インフルエンザ治療薬「イナビル」とは
H1N1ウイルス。多くのインフルエンザ治療薬は、ウイルスのウニのような突起部分にある物質を阻害することで、ウイルス増殖を防ぎます
それまで発売されていたインフルエンザ治療薬「タミフル」「リレンザ」「ラピアクタ」との違いも含めてご紹介します。関連する過去記事として「インフルエンザ治療薬「タミフル」とは」「インフルエンザについて」もあわせてご覧ください。
インフルエンザ治療薬の作用・効果
「イナビル」は、「タミフル」「リレンザ」「ラピアクタ」と同じ、ノイラミニダーゼ阻害薬の一つ。インフルエンザ治療に使われます。まず、インフルエンザウイルスの増殖過程を簡単に説明しましょう。インフルエンザウイルスは、ウニのような突起をもった構造をしていて、のどの粘膜などの細胞に入り込み、感染します。

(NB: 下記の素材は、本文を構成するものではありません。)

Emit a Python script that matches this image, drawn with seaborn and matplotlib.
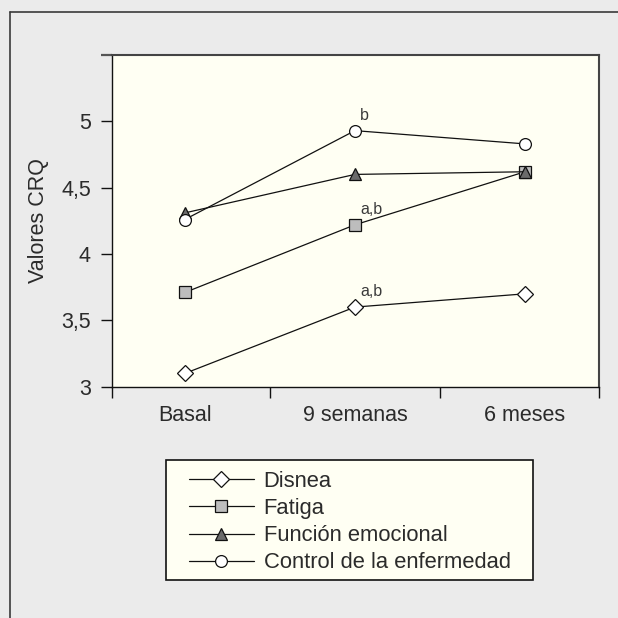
import matplotlib
matplotlib.use('Agg')
import matplotlib.pyplot as plt
from matplotlib.lines import Line2D
from matplotlib.patches import Rectangle
from matplotlib.ticker import FixedLocator
import seaborn as sns
import pandas as pd

# Data
timepoints = ['Basal', '9 semanas', '6 meses']
disnea = [3.10, 3.60, 3.70]
fatiga = [3.71, 4.22, 4.62]
funcion_emocional = [4.31, 4.60, 4.62]
control_enfermedad = [4.26, 4.93, 4.83]
series_names = ['Disnea', 'Fatiga', 'Función emocional', 'Control de la enfermedad']

y_ticks = [3, 3.5, 4, 4.5, 5, 5.5]
y_tick_labels = ['3', '3,5', '4', '4,5', '5', '']
y_label = 'Valores CRQ'

# significance marks: (series, timepoint, text)
marks = [('Control de la enfermedad', '9 semanas', 'b'),
         ('Fatiga', '9 semanas', 'a,b'),
         ('Disnea', '9 semanas', 'a,b')]

# long format table
values = [disnea, fatiga, funcion_emocional, control_enfermedad]
rows = []
for name, vals in zip(series_names, values):
    for t, v in zip(timepoints, vals):
        rows.append({'tiempo': t, 'valor': v, 'serie': name})
df = pd.DataFrame(rows)

# marker styles per series
styles = {
    'Disnea': dict(marker='D', markerfacecolor='white', markersize=7.8),
    'Fatiga': dict(marker='s', markerfacecolor='#bdbdbd', markersize=8),
    'Función emocional': dict(marker='^', markerfacecolor='#6b6b6b', markersize=9),
    'Control de la enfermedad': dict(marker='o', markerfacecolor='white', markersize=8.5),
}

sns.set_style('white')
plt.rcParams['font.family'] = ['Liberation Sans', 'DejaVu Sans']
text_color = '#2b2b2b'

W = 618.0
fig = plt.figure(figsize=(6.18, 6.18), dpi=100, facecolor='#ebebeb')
fig.patch.set_linewidth(0)

# outer frame (top and left lines)
fig.add_artist(Line2D([10 / W, 1.0], [1 - 12 / W, 1 - 12 / W], color='#3a3a3a', lw=1.2))
fig.add_artist(Line2D([10 / W, 10 / W], [1 - 12 / W, 0.0], color='#3a3a3a', lw=1.2))

ax = fig.add_axes([111.7 / W, 1 - 386.7 / W, (599 - 111.7) / W, (386.7 - 55) / W])
ax.set_facecolor('#fffff3')

for name in series_names:
    sub = df[df['serie'] == name]
    sns.lineplot(data=sub, x='tiempo', y='valor', ax=ax, sort=False,
                 color='#111111', lw=0.9, markeredgecolor='#111111',
                 markeredgewidth=0.9, label=name, **styles[name])

# significance letters
for name, t, txt in marks:
    sub = df[(df['serie'] == name) & (df['tiempo'] == t)]
    xi = timepoints.index(t)
    ax.annotate(txt, (xi, sub['valor'].iloc[0]), xytext=(5, 11),
                textcoords='offset pixels', fontsize=11.5, color='#3a3a3a',
                ha='left', va='baseline')

# axes limits and ticks
x0, x1 = -0.43, 2.435
ax.set_xlim(x0, x1)
ax.set_ylim(3, 5.5)
ax.set_xticks(range(len(timepoints)))
ax.set_xticklabels(timepoints)
ax.xaxis.set_minor_locator(FixedLocator([x0, 0.5, 1.5, x1]))
ax.tick_params(axis='x', which='major', length=0, pad=13.5, labelsize=15.5, labelcolor=text_color)
ax.tick_params(axis='x', which='minor', bottom=True, length=8, width=1.0, color='#111111', direction='out')
ax.set_yticks(y_ticks)
ax.set_yticklabels(y_tick_labels)
ax.tick_params(axis='y', which='major', left=True, length=8, width=1.0, color='#111111',
               pad=7, labelsize=15.5, labelcolor=text_color, direction='out')
top_tick = ax.yaxis.get_major_ticks()[-1].tick1line
top_tick.set_markeredgecolor('#555555')
top_tick.set_markeredgewidth(1.6)

ax.set_xlabel('')
ax.set_ylabel(y_label, fontsize=15.5, color=text_color)
ax.yaxis.set_label_coords(-0.128, 0.5)

for side in ['left', 'bottom']:
    ax.spines[side].set_visible(True)
    ax.spines[side].set_color('#111111')
    ax.spines[side].set_linewidth(1.0)
for side in ['top', 'right']:
    ax.spines[side].set_visible(True)
    ax.spines[side].set_color('#444444')
    ax.spines[side].set_linewidth(1.5)

# legend below the plot in its own box
handles, labels = ax.get_legend_handles_labels()
if ax.get_legend() is not None:
    ax.get_legend().remove()
fig.add_artist(Rectangle((165.7 / W, 1 - 580 / W), (533 - 165.7) / W, 120 / W,
                         transform=fig.transFigure, facecolor='#fffff3',
                         edgecolor='#111111', lw=1.2))
leg = fig.legend(handles, labels, loc='upper left', bbox_to_anchor=(189 / W, 1 - 471 / W),
                 frameon=False, borderpad=0, borderaxespad=0, fontsize=15.8,
                 handlelength=2.95, handletextpad=0.45, labelspacing=0.28)
for t in leg.get_texts():
    t.set_color(text_color)

fig.savefig('out.png', dpi=100, facecolor=fig.get_facecolor(), edgecolor='none')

細胞に入り込んだインフルエンザウイルスは、自分と同じウイルスのコピーを、感染した細胞内にたくさん作っていきます。これを「複製」と言います。その後、感染した細胞から複製されたウイルスが放出されて行きます。放出されたウイルスはさらに別の細胞に入り込んで感染します。そして、その細胞内で増殖し……というプロセスでインフルエンザウイルスに感染し、身体がウイルスと戦うための反応として高熱などの症状が出るのです。
「ノイラミニダーゼ」とは、インフルエンザウイルスの突起にある物質のこと。感染した細胞からウイルスが外に出るときに、感染細胞の膜を破る働きをします。

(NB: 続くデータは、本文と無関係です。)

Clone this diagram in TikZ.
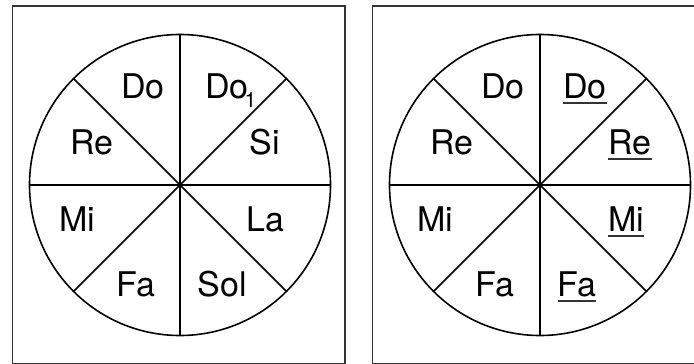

多くのインフルエンザ治療薬は、このノイラミニダーゼの働きを阻害し、インフルエンザウイルスが細胞の外に出ていかないよう、次々と他の細胞に感染してウイルスが増殖しないように作用するのです。
そのため、ウイルスが増殖する前である、症状が出てから48~72時間以内に投与する必要があります。
タミフル・リレンザ・イナビルの特徴・違い
主なインフルインザ治療薬について解説します。■タミフル
成人はカプセル、小児は粉薬(体重により量が変わります)。1日2回、5日間内服する飲み薬です。成人の5日分の薬価(薬剤のみの費用)は3,179円。
■リレンザ
成人、小児ともに、1日2回 10mg(5mgを2回)、5日間吸入して使う薬。呼吸器に入って効果を示す薬で、吸入薬が使える年齢である5歳以上が適応になります。口の中に残ったものは、消化液で分解されてしまうので効果はありません。5日分の薬価は3,470円。
■ラピアクタ
成人は、1回300mg(小児は体重で変わります)を、医療機関でインフルエンザと診断を受けた際に、約15分間かけて点滴していきます。1回だけの点滴による投与なので、飲み忘れを防ぐことができます。点滴用パック1回分の薬価は、3,338円(薬だけの代金です。診察費や処置料などは別途かかります。)
■イナビル
成人及び10歳以上の小児は40mg(20mgを2本)、10歳未満の小児は20mg(20mgを1本)を1回、吸入して使います。最初の1回だけ吸入すればいいので、こちらも飲み忘れを防ぐことができます。薬価は、成人の40mgで、約4,280円。
イナビルの使い方・吸入の仕方・注意点
イナビルは、吸入して使う治療薬です。まず、ボトルの下を軽くトントンと叩き、中の粉を拡散させます。そのあと、「1」と書いてある方を押し込んで、薬剤を充てんさせ、吸いこみます。吸い込む際に、底にある空気孔をふさがないようにしましょう。
次に「2」を押して、同様に吸い込みます。全ての薬剤を吸入するために、もう一度、「1」を押して吸入、「2」を押して吸入と繰り返します。成人と10歳以上の小児は、2ボトル分(計40mg)吸い込んでください。
口の中が気持ち悪かったら、水で飲みこんでもいいですが、このままでも大丈夫です。
上記のように、通常の投与量は、10歳未満は薬剤を1本(20mg)吸入(右と左で2吸入)、10歳以上は薬剤2本(40mg)を吸入(右と左で2本分の計4吸入)します。使うのは、処方されたその時1回だけの吸入となります。
インフルエンザの感染予防として使う場合には、成人及び10歳以上の小児ともに、薬剤1本(20mg)を1日1回、2日間吸入します(2日間で計2本吸入)。
イナビルの副作用・注意点・異常行動の可能性は?
イナビルの副作用として、治験の段階で一番多く報告されているのは、胃腸障害の下痢(4.7%)。タミフルの際の注意と同様、小児(10代ぐらいも)の服用に関して異常行動が完全に否定されているわけではありませんので、投与後2日ぐらいは、保護者が注意して見守るようにしてください。